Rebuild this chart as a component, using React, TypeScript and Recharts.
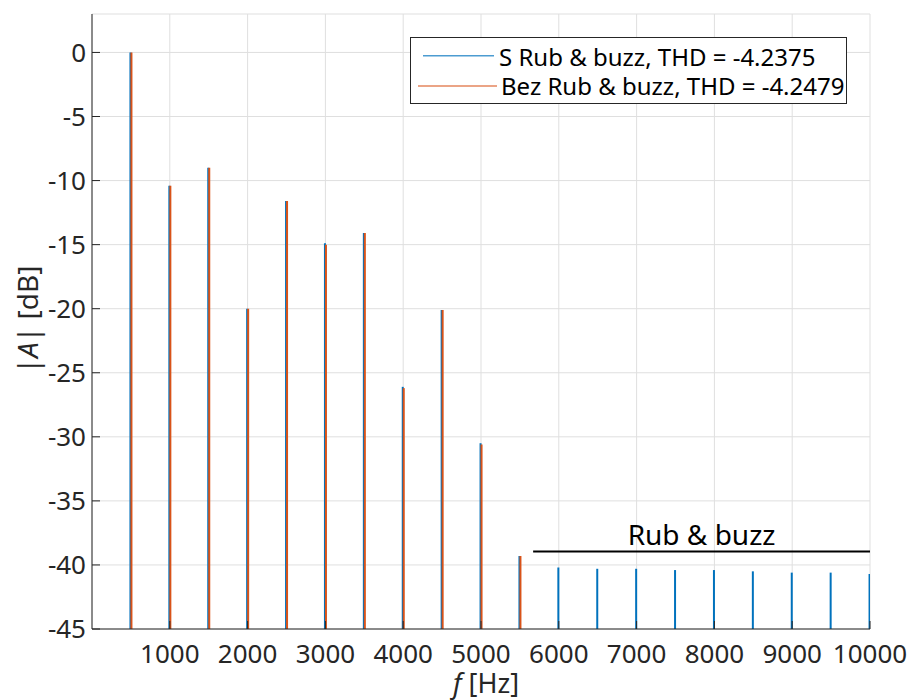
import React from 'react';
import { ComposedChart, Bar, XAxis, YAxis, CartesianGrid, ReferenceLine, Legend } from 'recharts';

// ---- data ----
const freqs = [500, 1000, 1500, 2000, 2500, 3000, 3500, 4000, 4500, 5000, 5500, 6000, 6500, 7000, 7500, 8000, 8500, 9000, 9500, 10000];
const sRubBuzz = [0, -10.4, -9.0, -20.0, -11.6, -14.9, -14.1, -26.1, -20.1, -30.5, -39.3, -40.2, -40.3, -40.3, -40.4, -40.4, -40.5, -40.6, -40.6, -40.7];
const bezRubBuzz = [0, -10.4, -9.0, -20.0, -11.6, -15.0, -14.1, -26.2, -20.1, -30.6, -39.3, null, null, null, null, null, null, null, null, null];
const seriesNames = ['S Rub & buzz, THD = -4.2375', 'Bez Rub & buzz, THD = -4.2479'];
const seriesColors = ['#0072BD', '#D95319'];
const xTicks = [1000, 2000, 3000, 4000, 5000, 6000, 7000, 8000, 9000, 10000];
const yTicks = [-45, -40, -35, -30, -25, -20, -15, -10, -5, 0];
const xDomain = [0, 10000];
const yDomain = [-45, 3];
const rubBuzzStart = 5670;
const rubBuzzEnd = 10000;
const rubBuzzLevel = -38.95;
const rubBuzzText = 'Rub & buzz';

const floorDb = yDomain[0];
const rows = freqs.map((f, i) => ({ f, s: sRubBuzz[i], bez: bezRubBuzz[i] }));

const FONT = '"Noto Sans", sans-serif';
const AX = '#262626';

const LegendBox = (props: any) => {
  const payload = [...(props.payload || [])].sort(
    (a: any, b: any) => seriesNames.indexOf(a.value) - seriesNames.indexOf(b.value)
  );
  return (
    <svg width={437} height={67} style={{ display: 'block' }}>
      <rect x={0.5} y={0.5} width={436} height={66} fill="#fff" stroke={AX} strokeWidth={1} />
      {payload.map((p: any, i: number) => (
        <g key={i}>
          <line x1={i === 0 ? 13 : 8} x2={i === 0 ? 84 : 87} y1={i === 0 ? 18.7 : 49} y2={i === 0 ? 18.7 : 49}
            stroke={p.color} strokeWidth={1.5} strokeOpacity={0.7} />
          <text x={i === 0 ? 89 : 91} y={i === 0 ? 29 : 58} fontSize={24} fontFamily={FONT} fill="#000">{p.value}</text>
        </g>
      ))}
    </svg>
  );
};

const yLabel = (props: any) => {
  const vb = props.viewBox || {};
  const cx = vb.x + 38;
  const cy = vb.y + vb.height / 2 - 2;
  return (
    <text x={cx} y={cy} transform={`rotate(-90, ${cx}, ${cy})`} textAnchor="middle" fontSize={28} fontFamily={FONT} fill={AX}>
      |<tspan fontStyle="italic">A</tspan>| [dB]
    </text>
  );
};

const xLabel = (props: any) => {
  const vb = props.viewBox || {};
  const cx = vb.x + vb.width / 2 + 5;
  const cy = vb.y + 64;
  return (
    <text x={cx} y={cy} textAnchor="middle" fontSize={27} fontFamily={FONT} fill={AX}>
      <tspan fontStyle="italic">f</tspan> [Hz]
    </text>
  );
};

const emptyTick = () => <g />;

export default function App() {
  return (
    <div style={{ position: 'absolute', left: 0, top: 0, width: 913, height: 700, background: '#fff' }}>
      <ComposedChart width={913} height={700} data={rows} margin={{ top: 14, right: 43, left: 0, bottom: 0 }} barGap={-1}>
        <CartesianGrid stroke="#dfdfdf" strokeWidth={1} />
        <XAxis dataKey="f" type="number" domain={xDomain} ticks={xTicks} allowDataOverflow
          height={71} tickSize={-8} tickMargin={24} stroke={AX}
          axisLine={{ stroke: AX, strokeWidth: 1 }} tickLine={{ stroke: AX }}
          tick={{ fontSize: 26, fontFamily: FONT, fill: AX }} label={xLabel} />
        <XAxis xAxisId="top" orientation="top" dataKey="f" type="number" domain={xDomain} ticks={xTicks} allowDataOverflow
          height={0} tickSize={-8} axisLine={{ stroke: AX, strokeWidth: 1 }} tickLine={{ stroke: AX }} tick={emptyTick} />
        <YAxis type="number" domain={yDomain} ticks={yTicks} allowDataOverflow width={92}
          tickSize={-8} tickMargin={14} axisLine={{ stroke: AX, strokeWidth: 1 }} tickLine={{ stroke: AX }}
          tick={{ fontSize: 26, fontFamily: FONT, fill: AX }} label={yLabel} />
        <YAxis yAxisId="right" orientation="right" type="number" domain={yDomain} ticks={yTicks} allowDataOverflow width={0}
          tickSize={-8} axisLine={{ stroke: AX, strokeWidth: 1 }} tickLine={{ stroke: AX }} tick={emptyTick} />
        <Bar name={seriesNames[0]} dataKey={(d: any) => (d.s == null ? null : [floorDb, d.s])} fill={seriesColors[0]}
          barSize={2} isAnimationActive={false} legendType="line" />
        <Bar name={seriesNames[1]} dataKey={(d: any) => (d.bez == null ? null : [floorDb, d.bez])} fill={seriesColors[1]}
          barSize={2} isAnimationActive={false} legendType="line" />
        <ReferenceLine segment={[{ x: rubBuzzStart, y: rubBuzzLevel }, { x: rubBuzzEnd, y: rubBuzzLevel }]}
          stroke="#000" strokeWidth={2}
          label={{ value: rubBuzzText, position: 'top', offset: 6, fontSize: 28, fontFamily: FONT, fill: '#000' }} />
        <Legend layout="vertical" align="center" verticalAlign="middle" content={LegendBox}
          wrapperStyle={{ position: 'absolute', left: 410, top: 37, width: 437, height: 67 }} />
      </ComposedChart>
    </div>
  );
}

Exercise objective | Take the listing above and restate it word for word, without its pictures.

Result for this task |
Rebuild this chart as a component, using React, TypeScript and Recharts.
import React from 'react';
import { ComposedChart, Bar, XAxis, YAxis, CartesianGrid, ReferenceLine, Legend } from 'recharts';

// ---- data ----
const freqs = [500, 1000, 1500, 2000, 2500, 3000, 3500, 4000, 4500, 5000, 5500, 6000, 6500, 7000, 7500, 8000, 8500, 9000, 9500, 10000];
const sRubBuzz = [0, -10.4, -9.0, -20.0, -11.6, -14.9, -14.1, -26.1, -20.1, -30.5, -39.3, -40.2, -40.3, -40.3, -40.4, -40.4, -40.5, -40.6, -40.6, -40.7];
const bezRubBuzz = [0, -10.4, -9.0, -20.0, -11.6, -15.0, -14.1, -26.2, -20.1, -30.6, -39.3, null, null, null, null, null, null, null, null, null];
const seriesNames = ['S Rub & buzz, THD = -4.2375', 'Bez Rub & buzz, THD = -4.2479'];
const seriesColors = ['#0072BD', '#D95319'];
const xTicks = [1000, 2000, 3000, 4000, 5000, 6000, 7000, 8000, 9000, 10000];
const yTicks = [-45, -40, -35, -30, -25, -20, -15, -10, -5, 0];
const xDomain = [0, 10000];
const yDomain = [-45, 3];
const rubBuzzStart = 5670;
const rubBuzzEnd = 10000;
const rubBuzzLevel = -38.95;
const rubBuzzText = 'Rub & buzz';

const floorDb = yDomain[0];
const rows = freqs.map((f, i) => ({ f, s: sRubBuzz[i], bez: bezRubBuzz[i] }));

const FONT = '"Noto Sans", sans-serif';
const AX = '#262626';

const LegendBox = (props: any) => {
  const payload = [...(props.payload || [])].sort(
    (a: any, b: any) => seriesNames.indexOf(a.value) - seriesNames.indexOf(b.value)
  );
  return (
    <svg width={437} height={67} style={{ display: 'block' }}>
      <rect x={0.5} y={0.5} width={436} height={66} fill="#fff" stroke={AX} strokeWidth={1} />
      {payload.map((p: any, i: number) => (
        <g key={i}>
          <line x1={i === 0 ? 13 : 8} x2={i === 0 ? 84 : 87} y1={i === 0 ? 18.7 : 49} y2={i === 0 ? 18.7 : 49}
            stroke={p.color} strokeWidth={1.5} strokeOpacity={0.7} />
          <text x={i === 0 ? 89 : 91} y={i === 0 ? 29 : 58} fontSize={24} fontFamily={FONT} fill="#000">{p.value}</text>
        </g>
      ))}
    </svg>
  );
};

const yLabel = (props: any) => {
  const vb = props.viewBox || {};
  const cx = vb.x + 38;
  const cy = vb.y + vb.height / 2 - 2;
  return (
    <text x={cx} y={cy} transform={`rotate(-90, ${cx}, ${cy})`} textAnchor="middle" fontSize={28} fontFamily={FONT} fill={AX}>
      |<tspan fontStyle="italic">A</tspan>| [dB]
    </text>
  );
};

const xLabel = (props: any) => {
  const vb = props.viewBox || {};
  const cx = vb.x + vb.width / 2 + 5;
  const cy = vb.y + 64;
  return (
    <text x={cx} y={cy} textAnchor="middle" fontSize={27} fontFamily={FONT} fill={AX}>
      <tspan fontStyle="italic">f</tspan> [Hz]
    </text>
  );
};

const emptyTick = () => <g />;

export default function App() {
  return (
    <div style={{ position: 'absolute', left: 0, top: 0, width: 913, height: 700, background: '#fff' }}>
      <ComposedChart width={913} height={700} data={rows} margin={{ top: 14, right: 43, left: 0, bottom: 0 }} barGap={-1}>
        <CartesianGrid stroke="#dfdfdf" strokeWidth={1} />
        <XAxis dataKey="f" type="number" domain={xDomain} ticks={xTicks} allowDataOverflow
          height={71} tickSize={-8} tickMargin={24} stroke={AX}
          axisLine={{ stroke: AX, strokeWidth: 1 }} tickLine={{ stroke: AX }}
          tick={{ fontSize: 26, fontFamily: FONT, fill: AX }} label={xLabel} />
        <XAxis xAxisId="top" orientation="top" dataKey="f" type="number" domain={xDomain} ticks={xTicks} allowDataOverflow
          height={0} tickSize={-8} axisLine={{ stroke: AX, strokeWidth: 1 }} tickLine={{ stroke: AX }} tick={emptyTick} />
        <YAxis type="number" domain={yDomain} ticks={yTicks} allowDataOverflow width={92}
          tickSize={-8} tickMargin={14} axisLine={{ stroke: AX, strokeWidth: 1 }} tickLine={{ stroke: AX }}
          tick={{ fontSize: 26, fontFamily: FONT, fill: AX }} label={yLabel} />
        <YAxis yAxisId="right" orientation="right" type="number" domain={yDomain} ticks={yTicks} allowDataOverflow width={0}
          tickSize={-8} axisLine={{ stroke: AX, strokeWidth: 1 }} tickLine={{ stroke: AX }} tick={emptyTick} />
        <Bar name={seriesNames[0]} dataKey={(d: any) => (d.s == null ? null : [floorDb, d.s])} fill={seriesColors[0]}
          barSize={2} isAnimationActive={false} legendType="line" />
        <Bar name={seriesNames[1]} dataKey={(d: any) => (d.bez == null ? null : [floorDb, d.bez])} fill={seriesColors[1]}
          barSize={2} isAnimationActive={false} legendType="line" />
        <ReferenceLine segment={[{ x: rubBuzzStart, y: rubBuzzLevel }, { x: rubBuzzEnd, y: rubBuzzLevel }]}
          stroke="#000" strokeWidth={2}
          label={{ value: rubBuzzText, position: 'top', offset: 6, fontSize: 28, fontFamily: FONT, fill: '#000' }} />
        <Legend layout="vertical" align="center" verticalAlign="middle" content={LegendBox}
          wrapperStyle={{ position: 'absolute', left: 410, top: 37, width: 437, height: 67 }} />
      </ComposedChart>
    </div>
  );
}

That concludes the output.